Reviews by Evelyn C. Leeper

Reviews by Evelyn C. Leeper

All reviews copyright 1984-2013 Evelyn C. Leeper.


BURY MY HEART AT W. H. SMITH'S by Brian Aldiss:
THE TWINKLING OF AN EYE by Brian Aldiss:

[From "This Week's Reading", MT VOID, 07/25/2003]

Brian Aldiss has written a couple of autobiographies. One was BURY MY HEART AT W. H. SMITH'S. Another, dealing more (from what I know of BURY) with his earlier years, was THE TWINKLING OF AN EYE. I found the latter in a used bookstore and tried it, but it somehow failed to grab me the way other literary autobiographies have. (It's possible a greater familiarity with all of Aldiss's work might have made a difference.)



GREYBEARD by Brian Aldiss:

[From "This Week's Reading", MT VOID, 02/02/2007]

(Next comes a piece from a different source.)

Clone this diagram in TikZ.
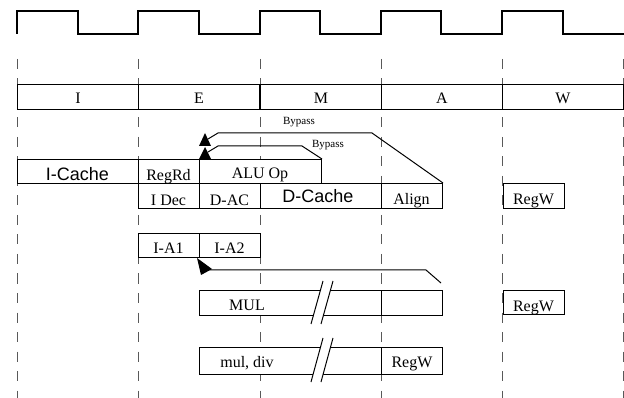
\documentclass[tikz,border=0pt]{standalone}
\usepackage{fontspec}
\setmainfont{Liberation Serif}
\newfontfamily\arialf{Liberation Sans}
\begin{document}
\begin{tikzpicture}[x=1pt,y=-1pt,
  boxs/.style={draw, line width=1pt, fill=white, inner sep=0pt, anchor=north west},
  cell/.style={draw, line width=1pt, fill=white, inner sep=0pt, anchor=north west,
    minimum width=121pt, minimum height=25pt, text height=13pt, text depth=0pt,
    font=\fontsize{16}{16}\selectfont},
  lbl/.style={font=\fontsize{16}{16}\selectfont, anchor=base, inner sep=0pt},
  big/.style={font=\arialf\fontsize{18}{18}\selectfont, anchor=base, inner sep=0pt},
  small/.style={font=\fontsize{11}{11}\selectfont, anchor=base, inner sep=0pt},
  dashln/.style={black!65, line width=0.8pt, dash pattern=on 10pt off 9.5pt},
  wire/.style={line width=1pt},
  clk/.style={line width=1.2pt},
]
\useasboundingbox (0,0) rectangle (624,398);
% clock
\draw[clk] (17,34) -- (17,11) -- (78,11) -- (78,34) -- (138,34) -- (138,11) -- (199,11) -- (199,34)
  -- (260,34) -- (260,11) -- (320,11) -- (320,34) -- (381,34) -- (381,11) -- (441,11) -- (441,34)
  -- (502,34) -- (502,11) -- (563,11) -- (563,34) -- (624,34);
% dashed phase lines
\foreach \xx in {17,138,260,381,502,623} \draw[dashln] (\xx,59) -- (\xx,398);
% stage bar
\node[cell] (sI) at (17,84) {I};
\node[cell] (sE) at (138,84) {E};
\node[cell] (sM) at (260,84) {M};
\node[cell] (sA) at (381,84) {A};
\node[cell] (sW) at (502,84) {W};
% boxes
\node[boxs, minimum width=121pt, minimum height=24pt] (icache) at (17,159) {};
\node[boxs, minimum width=61pt, minimum height=24pt] (regrd) at (138,159) {};
\node[boxs, minimum width=122pt, minimum height=24pt] (aluop) at (199,159) {};
\node[boxs, minimum width=61pt, minimum height=25pt] (idec) at (138,183) {};
\node[boxs, minimum width=61pt, minimum height=25pt] (dac) at (199,183) {};
\node[boxs, minimum width=121pt, minimum height=25pt] (dcache) at (260,183) {};
\node[boxs, minimum width=61pt, minimum height=25pt] (align) at (381,183) {};
\node[boxs, minimum width=61pt, minimum height=25pt] (regwA) at (503,183) {};
\node[boxs, minimum width=61pt, minimum height=24pt] (ia1) at (138,233) {};
\node[boxs, minimum width=61pt, minimum height=24pt] (ia2) at (199,233) {};
\node[boxs, minimum width=182pt, minimum height=25pt] (mulL) at (199,290) {};
\node[boxs, minimum width=61pt, minimum height=25pt] (mulR) at (381,290) {};
\node[boxs, minimum width=61pt, minimum height=24pt] (regwB) at (503,290) {};
\node[boxs, minimum width=182pt, minimum height=27pt] (divL) at (199,347) {};
\node[boxs, minimum width=61pt, minimum height=27pt] (divR) at (381,347) {};
% labels
\node[big] (ticache) at (77.5,181) {I-Cache};
\node[lbl] (tregrd) at (168.5,181) {RegRd};
\node[lbl] (taluop) at (260,179) {ALU Op};
\node[lbl] (tidec) at (168.5,206) {I Dec};
\node[lbl] (tdac) at (229.5,206) {D-AC};
\node[big] (tdcache) at (318,203) {D-Cache};
\node[lbl] (talign) at (411.5,205) {Align};
\node[lbl] (tregwA) at (533.5,205) {RegW};
\node[lbl] (tia1) at (168.5,254) {I-A1};
\node[lbl] (tia2) at (229.5,254) {I-A2};
\node[lbl] (tmul) at (247,310) {MUL};
\node[lbl] (tregwB) at (533.5,311) {RegW};
\node[lbl] (tdiv) at (247,367) {mul, div};
\node[lbl] (tregwC) at (412,367) {RegW};
\node[small] (tbyp1) at (299,125) {Bypass};
\node[small] (tbyp2) at (328,148) {Bypass};
% break marks
\fill[white] (311,324) -- (323,281) -- (333,281) -- (321,324) -- cycle;
\draw[wire] (311,324) -- (323,281) (321,324) -- (333,281);
\fill[white] (311,382) -- (323,338) -- (333,338) -- (321,382) -- cycle;
\draw[wire] (311,382) -- (323,338) (321,382) -- (333,338);
% bypass paths
\coordinate (b1a) at (372,133);
\coordinate (b1b) at (218,133);
\coordinate (b1c) at (208,139);
\draw[wire] (align.north east) -- (b1a) -- (b1b) -- (b1c);
\fill (205,133) -- (199,146) -- (211,146) -- cycle;
\coordinate (b2a) at (302,146);
\coordinate (b2b) at (218,146);
\coordinate (b2c) at (208,152);
\draw[wire] (aluop.north east) -- (b2a) -- (b2b) -- (b2c);
\fill (205,147) -- (199,159) -- (211,159) -- cycle;
% multiply result forwarding
\coordinate (m1) at (441,283);
\coordinate (m2) at (426,270);
\coordinate (m3) at (210,270);
\coordinate (m4) at (204,265);
\draw[wire] (m1) -- (m2) -- (m3) -- (m4);
\fill (197,258) -- (212,269) -- (201,275) -- cycle;
\end{tikzpicture}
\end{document}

Spurred by comments from various readers about books similar to CHILDREN OF MEN, I read a novel that has been compared to CHILDREN OF MEN, GREYBEARD by Brian Aldiss (ISBN-10 0-755-10063-8, ISBN-13 978-0--75510063-7). The reason for sterility here is a series of atomic tests in the atmosphere that interfere with Earth's shielding from damaging solar radiation. (At least here it seems to be an equal opportunity disaster--in both D. F. Jones's IMPLOSION and the film CHILDREN OF MEN, it appears to be only the women who are affected. I am told that in P. D. James's original novel CHILDREN OF MEN it is the men that are sterile.) This is even more "English" than D. F. Jones's IMPLOSION, with characters fairly stoically slogging along in a world without any children for decades. The story gradually unfolds (backwards, with flashbacks to more recent events first and the explanation of what originally happened last), and Aldiss manages to include all sorts of settings: England, United States, market town, college town, rural village, etc. The ending, which seems a bit unlikely, is the novel's only weak point.